A lei determina o limite de 24 licenças de meios audiovisuais. O Grupo Clarín supera amplamente estes limites. Os que tenham transmissão por satélite não poderão ter outro tipo de licença audiovisual; nenhum grupo empresarial poderá ter mais de 35% da fatia nacional de mercado, seja pelo total de habitantes ou de consumidores.
Por que o Grupo Clarín, o maior do país, questiona a lei?
O Grupo Clarín possui licenças de rádio, de TV aberta e a cabo. O conglomerado questionou na Justiça dois artigos da lei (45 e 161) argumentando que eles afetam o "direito adquirido" de propriedade. O artigo 161, por exemplo, diz que os grupos devem se "adaptar" aos limites de licenças definido na lei, no prazo de um ano.
De um lado o governo dizia que a lei entraria em vigor em 7 de dezembro; de outro, o Grupo Clarín discorda. O que está acontecendo?
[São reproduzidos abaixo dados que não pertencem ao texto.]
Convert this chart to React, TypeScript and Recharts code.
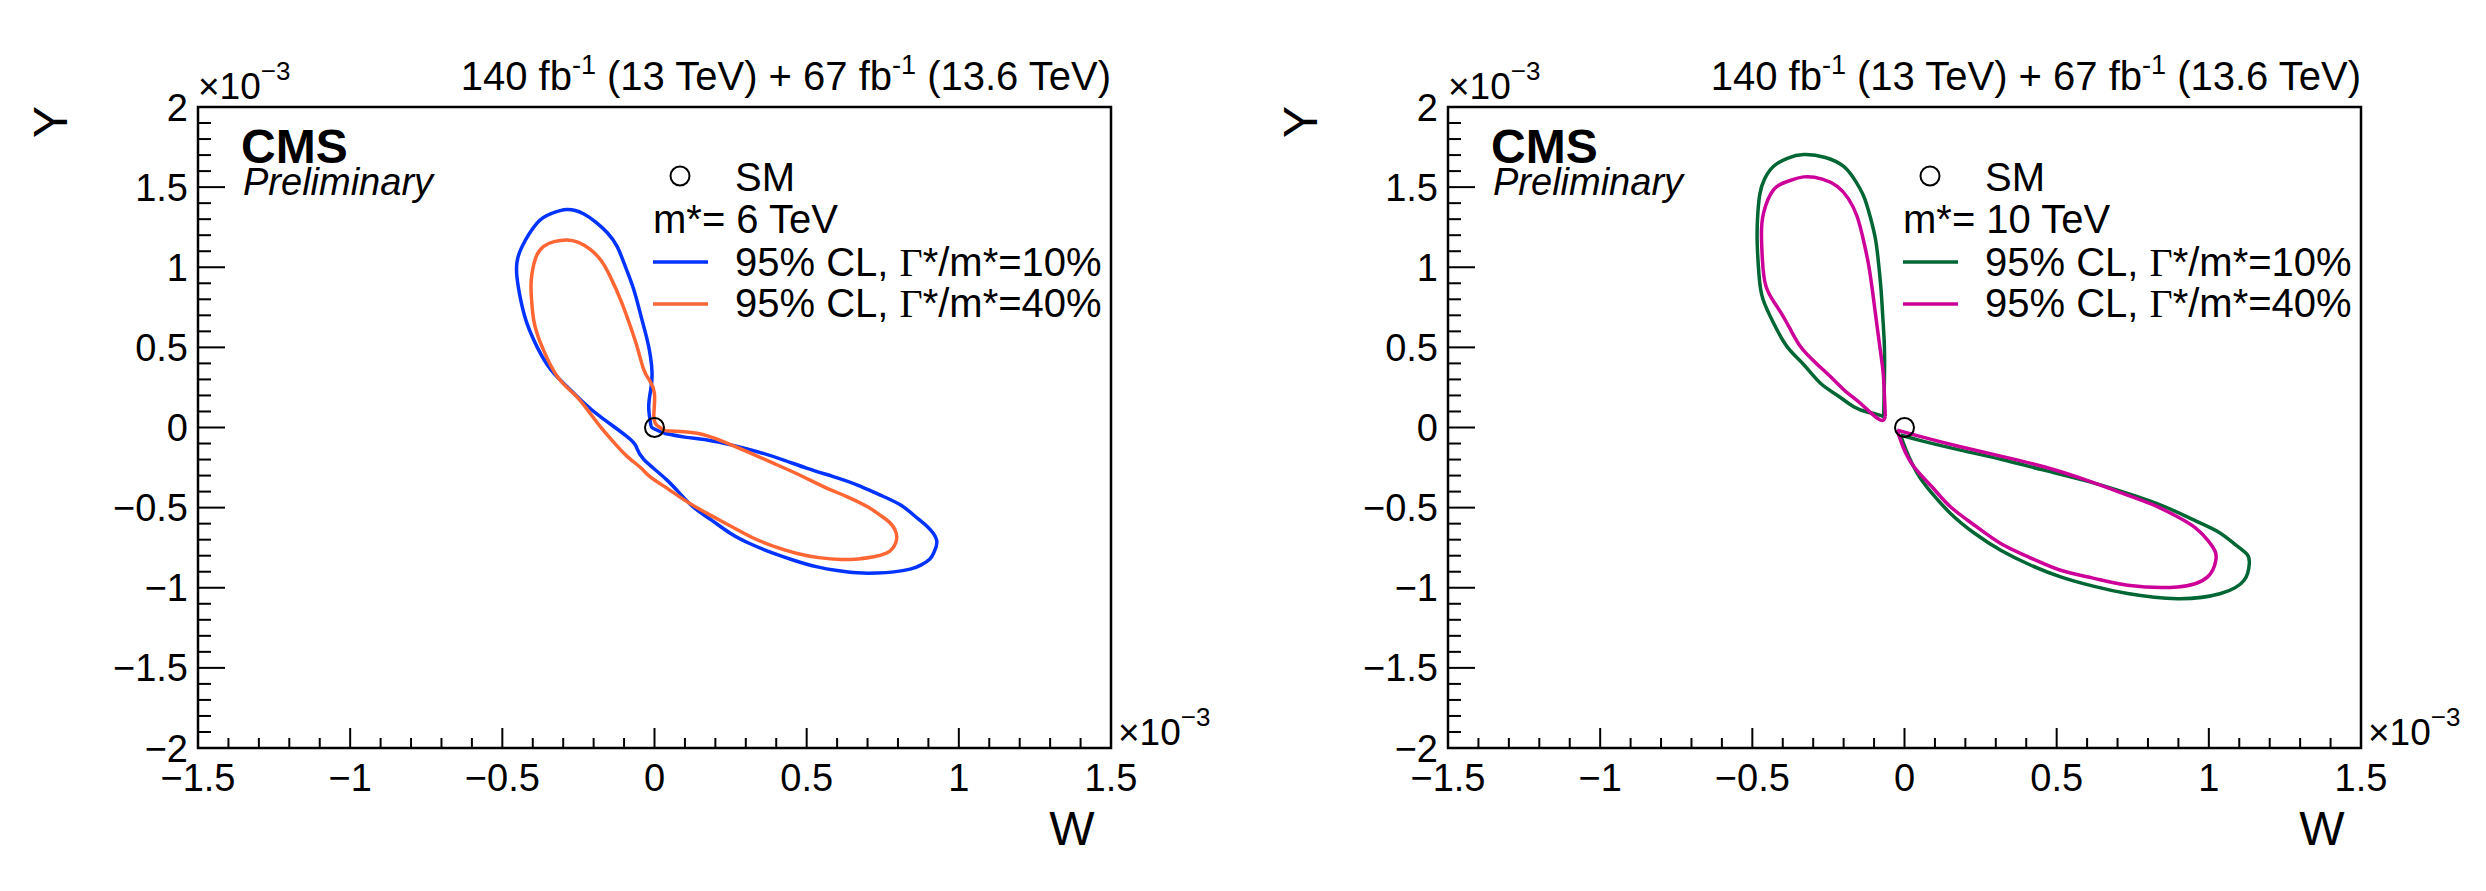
import React from "react";
import {
  ScatterChart,
  Scatter,
  XAxis,
  YAxis,
  ReferenceArea,
} from "recharts";

const font = "'Liberation Sans', Arial, Helvetica, sans-serif";

// ─── Axis ticks (units of 1e-3) ───────────────────────────────────────────────
const X_TICKS = [
  -1.5, -1.4, -1.3, -1.2, -1.1, -1.0, -0.9, -0.8, -0.7, -0.6, -0.5, -0.4, -0.3, -0.2, -0.1,
  0, 0.1, 0.2, 0.3, 0.4, 0.5, 0.6, 0.7, 0.8, 0.9, 1.0, 1.1, 1.2, 1.3, 1.4, 1.5,
];
const Y_TICKS = [
  -2.0, -1.9, -1.8, -1.7, -1.6, -1.5, -1.4, -1.3, -1.2, -1.1, -1.0, -0.9, -0.8, -0.7, -0.6,
  -0.5, -0.4, -0.3, -0.2, -0.1, 0, 0.1, 0.2, 0.3, 0.4, 0.5, 0.6, 0.7, 0.8, 0.9, 1.0, 1.1,
  1.2, 1.3, 1.4, 1.5, 1.6, 1.7, 1.8, 1.9, 2.0,
];

// ─── Contours, left panel (m* = 6 TeV) ───────────────────────────────────────
const CL95_6TEV_W10: [number, number][] = [
  [0.031, -0.036], [-0.005, -0.005], [-0.013, 0.026], [-0.019, 0.13], [-0.012, 0.24],
  [-0.008, 0.339], [-0.013, 0.44], [-0.024, 0.547], [-0.045, 0.7], [-0.068, 0.86],
  [-0.095, 1.0], [-0.123, 1.13], [-0.155, 1.215], [-0.189, 1.276], [-0.235, 1.335],
  [-0.287, 1.36], [-0.34, 1.335], [-0.386, 1.276], [-0.435, 1.13], [-0.452, 1.03],
  [-0.452, 0.94], [-0.44, 0.8], [-0.419, 0.65], [-0.385, 0.5], [-0.34, 0.36],
  [-0.276, 0.234], [-0.23, 0.15], [-0.178, 0.068], [-0.09, -0.057], [-0.06, -0.12],
  [-0.035, -0.2], [0.042, -0.33], [0.118, -0.48], [0.185, -0.575], [0.25, -0.661],
  [0.32, -0.73], [0.392, -0.786], [0.46, -0.83], [0.535, -0.87], [0.6, -0.893],
  [0.667, -0.907], [0.73, -0.908], [0.787, -0.901], [0.84, -0.884], [0.875, -0.859],
  [0.905, -0.82], [0.919, -0.776], [0.927, -0.703], [0.897, -0.62], [0.86, -0.56],
  [0.809, -0.484], [0.74, -0.42], [0.667, -0.359], [0.585, -0.305], [0.502, -0.255],
  [0.42, -0.2], [0.338, -0.151], [0.255, -0.11], [0.173, -0.078], [0.1, -0.06],
  [0.031, -0.036],
];

const CL95_6TEV_W40: [number, number][] = [
  [0.036, -0.02], [0.005, 0.02], [-0.002, 0.089], [0.0, 0.21], [-0.015, 0.29],
  [-0.035, 0.36], [-0.055, 0.49], [-0.079, 0.63], [-0.11, 0.79], [-0.145, 0.94],
  [-0.175, 1.04], [-0.21, 1.11], [-0.25, 1.155], [-0.287, 1.17], [-0.33, 1.16],
  [-0.364, 1.13], [-0.39, 1.06], [-0.405, 0.92], [-0.404, 0.8], [-0.397, 0.67],
  [-0.383, 0.57], [-0.364, 0.48], [-0.32, 0.32], [-0.265, 0.21], [-0.22, 0.11],
  [-0.178, 0.005], [-0.135, -0.09], [-0.09, -0.18], [-0.046, -0.25], [-0.013, -0.31],
  [0.042, -0.38], [0.096, -0.45], [0.173, -0.536], [0.245, -0.61], [0.316, -0.682],
  [0.39, -0.74], [0.469, -0.786], [0.54, -0.812], [0.612, -0.824], [0.67, -0.82],
  [0.721, -0.807], [0.76, -0.785], [0.782, -0.755], [0.796, -0.682], [0.776, -0.599],
  [0.74, -0.545], [0.7, -0.495], [0.63, -0.43], [0.557, -0.37], [0.475, -0.295],
  [0.392, -0.224], [0.31, -0.155], [0.228, -0.089], [0.14, -0.036], [0.036, -0.02],
];

// ─── Contours, right panel (m* = 10 TeV), two lobes each ────────────────────
const CL95_10TEV_W10_UP: [number, number][] = [
  [-0.068, 0.068], [-0.068, 0.109], [-0.066, 0.3], [-0.066, 0.505], [-0.071, 0.68],
  [-0.077, 0.859], [-0.085, 1.02], [-0.095, 1.172], [-0.112, 1.31], [-0.134, 1.443],
  [-0.165, 1.55], [-0.2, 1.63], [-0.26, 1.685], [-0.331, 1.703], [-0.385, 1.68],
  [-0.43, 1.63], [-0.46, 1.55], [-0.476, 1.45], [-0.483, 1.3], [-0.484, 1.15],
  [-0.478, 0.95], [-0.465, 0.8], [-0.43, 0.65], [-0.386, 0.505], [-0.33, 0.39],
  [-0.276, 0.276], [-0.22, 0.2], [-0.167, 0.13], [-0.12, 0.095], [-0.095, 0.085],
  [-0.068, 0.068],
];
const CL95_10TEV_W10_LOW: [number, number][] = [
  [-0.013, -0.047], [0.06, -0.085], [0.184, -0.141], [0.32, -0.2], [0.458, -0.266],
  [0.6, -0.335], [0.733, -0.411], [0.85, -0.49], [0.952, -0.578], [1.03, -0.65],
  [1.083, -0.724], [1.125, -0.79], [1.133, -0.849], [1.116, -0.953], [1.039, -1.036],
  [0.897, -1.068], [0.733, -1.036], [0.62, -0.99], [0.513, -0.932], [0.41, -0.855],
  [0.316, -0.766], [0.23, -0.66], [0.151, -0.536], [0.09, -0.41], [0.042, -0.286],
  [0.005, -0.14], [-0.013, -0.047],
];
const CL95_10TEV_W40_UP: [number, number][] = [
  [-0.063, 0.068], [-0.066, 0.2], [-0.07, 0.339], [-0.08, 0.49], [-0.09, 0.63],
  [-0.103, 0.82], [-0.117, 1.005], [-0.135, 1.17], [-0.156, 1.318], [-0.185, 1.43],
  [-0.221, 1.505], [-0.27, 1.55], [-0.331, 1.564], [-0.385, 1.535], [-0.43, 1.484],
  [-0.463, 1.339], [-0.47, 1.2], [-0.467, 1.05], [-0.455, 0.88], [-0.419, 0.755],
  [-0.38, 0.63], [-0.342, 0.505], [-0.29, 0.4], [-0.232, 0.297], [-0.19, 0.22],
  [-0.145, 0.151], [-0.084, 0.051], [-0.063, 0.068],
];
const CL95_10TEV_W40_LOW: [number, number][] = [
  [-0.024, -0.016], [0.06, -0.06], [0.184, -0.12], [0.32, -0.18], [0.458, -0.245],
  [0.6, -0.33], [0.733, -0.422], [0.82, -0.485], [0.897, -0.557], [0.955, -0.625],
  [0.996, -0.703], [1.02, -0.77], [1.023, -0.828], [0.996, -0.932], [0.897, -0.995],
  [0.733, -0.984], [0.62, -0.94], [0.513, -0.891], [0.41, -0.81], [0.316, -0.724],
  [0.23, -0.61], [0.151, -0.495], [0.09, -0.37], [0.031, -0.245], [-0.005, -0.12],
  [-0.024, -0.016],
];

const SM_POINT: [number, number][] = [[0, 0]];

const LEGEND_LABELS = ["95% CL, Γ*/m*=10%", "95% CL, Γ*/m*=40%"];

// ─── Layout ──────────────────────────────────────────────────────────────────
const H = 891;
const PLOT_LEFT = 198;
const PLOT_TOP = 107;
const PLOT_W = 913;
const PLOT_BOTTOM = 748;
const X_AXIS_H = 60;
const Y_AXIS_W = 80;

const toPts = (arr: [number, number][]) => arr.map(([x, y]) => ({ x, y }));

const isMajor = (v: number) => Math.abs(v * 2 - Math.round(v * 2)) < 1e-6;
const fmt = (v: number) => {
  const r = Math.round(v * 10) / 10;
  if (r === 0) return "0";
  return r < 0 ? `\u2212${Math.abs(r)}` : `${r}`;
};

function XTick({ x, y, payload }: any) {
  const v = payload.value;
  const major = isMajor(v);
  return (
    <g>
      <line x1={x} x2={x} y1={y} y2={y - (major ? 20 : 10)} stroke="#000" strokeWidth={2} />
      {major && (
        <text x={x} y={y + 43} textAnchor="middle" fontSize={38} fontFamily={font} fill="#000">
          {fmt(v)}
        </text>
      )}
    </g>
  );
}

function YTick({ x, y, payload }: any) {
  const v = payload.value;
  const major = isMajor(v);
  return (
    <g>
      <line x1={x} x2={x + (major ? 27 : 13)} y1={y} y2={y} stroke="#000" strokeWidth={2} />
      {major && (
        <text x={x - 10} y={y + 13.5} textAnchor="end" fontSize={38} fontFamily={font} fill="#000">
          {fmt(v)}
        </text>
      )}
    </g>
  );
}

const NoDot = () => <g />;

function SmMarker({ cx, cy }: any) {
  return <circle cx={cx} cy={cy} r={9.5} fill="none" stroke="#000" strokeWidth={2} />;
}

interface Curve {
  data: [number, number][];
  color: string;
}

function Panel({
  left,
  width,
  curves,
  mass,
  colors,
}: {
  left: number;
  width: number;
  curves: Curve[];
  mass: string;
  colors: string[];
}) {
  const plotRight = PLOT_LEFT + PLOT_W;
  return (
    <div style={{ position: "absolute", left, top: 0, width, height: H }}>
      <ScatterChart
        width={width}
        height={H}
        margin={{
          top: PLOT_TOP,
          right: width - plotRight,
          bottom: H - PLOT_BOTTOM - X_AXIS_H,
          left: PLOT_LEFT - Y_AXIS_W,
        }}
      >
        <XAxis
          type="number"
          dataKey="x"
          domain={[-1.5, 1.5]}
          ticks={X_TICKS}
          interval={0}
          height={X_AXIS_H}
          tickSize={0}
          tickMargin={0}
          axisLine={false}
          tickLine={false}
          tick={<XTick />}
          allowDataOverflow
        />
        <YAxis
          type="number"
          dataKey="y"
          domain={[-2, 2]}
          ticks={Y_TICKS}
          interval={0}
          width={Y_AXIS_W}
          tickSize={0}
          tickMargin={0}
          axisLine={false}
          tickLine={false}
          tick={<YTick />}
          allowDataOverflow
        />
        <ReferenceArea
          x1={-1.5}
          x2={1.5}
          y1={-2}
          y2={2}
          fill="none"
          fillOpacity={0}
          stroke="#000"
          strokeWidth={2.5}
          ifOverflow="visible"
        />
        {curves.map((c, i) => (
          <Scatter
            key={i}
            data={toPts(c.data)}
            line={{ stroke: c.color, strokeWidth: 3.5 }}
            lineJointType="natural"
            shape={<NoDot />}
            fill={c.color}
            isAnimationActive={false}
          />
        ))}
        <Scatter data={toPts(SM_POINT)} shape={<SmMarker />} isAnimationActive={false} />
      </ScatterChart>

      <svg
        width={width}
        height={H}
        style={{ position: "absolute", left: 0, top: 0, pointerEvents: "none" }}
        fontFamily={font}
      >
        {/* luminosity header */}
        <text x={plotRight} y={90} textAnchor="end" fontSize={40} fill="#000">
          140 fb
          <tspan dy={-16} fontSize={27}>-1</tspan>
          <tspan dy={16}> (13 TeV) + 67 fb</tspan>
          <tspan dy={-16} fontSize={27}>-1</tspan>
          <tspan dy={16}> (13.6 TeV)</tspan>
        </text>

        {/* axis exponents */}
        <text x={PLOT_LEFT} y={99} fontSize={37} fill="#000">
          ×10
          <tspan dy={-19} fontSize={26}>−3</tspan>
        </text>
        <text x={plotRight + 7} y={745} fontSize={37} fill="#000">
          ×10
          <tspan dy={-19} fontSize={26}>−3</tspan>
        </text>

        {/* axis titles */}
        <text x={67} y={122} fontSize={48} textAnchor="middle" transform="rotate(-90, 67, 122)" fill="#000">
          Y
        </text>
        <text x={1072} y={845} fontSize={48} textAnchor="middle" fill="#000">
          W
        </text>

        {/* CMS label */}
        <text x={241} y={163} fontSize={48} fontWeight="bold" fill="#000">
          CMS
        </text>
        <text x={243} y={195} fontSize={38} fontStyle="italic" fill="#000">
          Preliminary
        </text>

        {/* legend */}
        <circle cx={680} cy={176} r={9.5} fill="none" stroke="#000" strokeWidth={2} />
        <text x={735} y={191} fontSize={40} fill="#000">SM</text>
        <text x={653} y={233} fontSize={40} fill="#000">{`m*= ${mass} TeV`}</text>
        {LEGEND_LABELS.map((lab, i) => (
          <g key={lab}>
            <line x1={653} x2={708} y1={262 + i * 42} y2={262 + i * 42} stroke={colors[i]} strokeWidth={3.5} />
            <text x={735} y={276 + i * 41} fontSize={40} fill="#000">
              {lab.split("Γ")[0]}
              <tspan fontFamily="'Liberation Serif', 'Times New Roman', serif">Γ</tspan>
              {lab.split("Γ")[1]}
            </text>
          </g>
        ))}
      </svg>
    </div>
  );
}

const BLUE = "#0033ff";
const ORANGE = "#ff6633";
const GREEN = "#006633";
const MAGENTA = "#cc0099";

export default function App() {
  return (
    <div style={{ position: "absolute", left: 0, top: 0, width: 2486, height: H, background: "#fff" }}>
      <Panel
        left={0}
        width={1243}
        mass="6"
        colors={[BLUE, ORANGE]}
        curves={[
          { data: CL95_6TEV_W10, color: BLUE },
          { data: CL95_6TEV_W40, color: ORANGE },
        ]}
      />
      <Panel
        left={1250}
        width={1236}
        mass="10"
        colors={[GREEN, MAGENTA]}
        curves={[
          { data: CL95_10TEV_W10_UP, color: GREEN },
          { data: CL95_10TEV_W10_LOW, color: GREEN },
          { data: CL95_10TEV_W40_UP, color: MAGENTA },
          { data: CL95_10TEV_W40_LOW, color: MAGENTA },
        ]}
      />
    </div>
  );
}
O grupo de mídia entende que não deveria se desfazer de parte de suas licenças enquanto a discussão está na Justiça. O grupo entrou com uma ação cautelar nos fóruns em diferentes instâncias para vetar os artigos que o obrigariam a se desfazer de parte das licenças de audiovisuais que possui hoje. O governo interpreta que, três anos após a aprovação da lei, ela deveria entrar totalmente em vigor. Foi assim que a presidente Cristina Kirchner fixou a data de 7 de dezembro – popularmente chamado de ‘7D’.
O que o governo pretende fazer a partir do prazo que entende que a lei deve entrar em vigor?
A presidente disse que no próximo dia 10, dia dos Direitos Humanos, a lei deveria começar a ser aplicada. Porém, com a decisão da justiça, surgem dúvidas sobre a aplicação destes artigos da lei, como queria o governo.
Como a sociedade argentina tem reagido à polêmica sobre a lei?
Entidades de direitos humanos, como as Mães da Praça de Maio, artistas, como o cantor Fito Paez, escritores, como Ricardo Piglia, e o CELs (Centro de Estudos Legais e Sociais) entendem que a lei gerará o "pluralismo de vozes".
Setores da oposição apóiam o Grupo Clarín, argumentando que apesar da lei, os artigos questionados não deveriam ser aplicados enquanto a Justiça não chegar ao parecer final. A oposição critica a suposta presença de empresários ligados ao governo que seriam favorecidos com as novas licenças, como afirmou o ex-governador socialista Hermes Binner. Setores da oposição afirmaram ainda que a aplicação da lei antes do parecer da justiça "pode gerar incertezas jurídicas" e "afugente" novos investimentos, como disse o deputado Ricardo Alfonsín (UCR). A controvérsia tem sido um dos temas mais presentes nas redes sociais.
Como ficaria o mapa dos meios de comunicação no país?
Restam dúvidas, mas tenderia a aumentar a descentralização dos meios de comunicação, já que inclui licenças para universidades, comunidades indígenas e localidades.
Quais dúvidas persistem?
A principal dúvida agora é saber como seguirá a disputa entre o governo e o Grupo Clarín e se os artigos questionados serão aplicados ou não. Um outro questionamento, não menos importante, é com o que acontecerá com as licenças que mudarão de donos. Por exemplo, se os novos donos vão garantir todos os postos de trabalho, o que levou Sabatella a pedir aos sindicatos que "estejam atentos".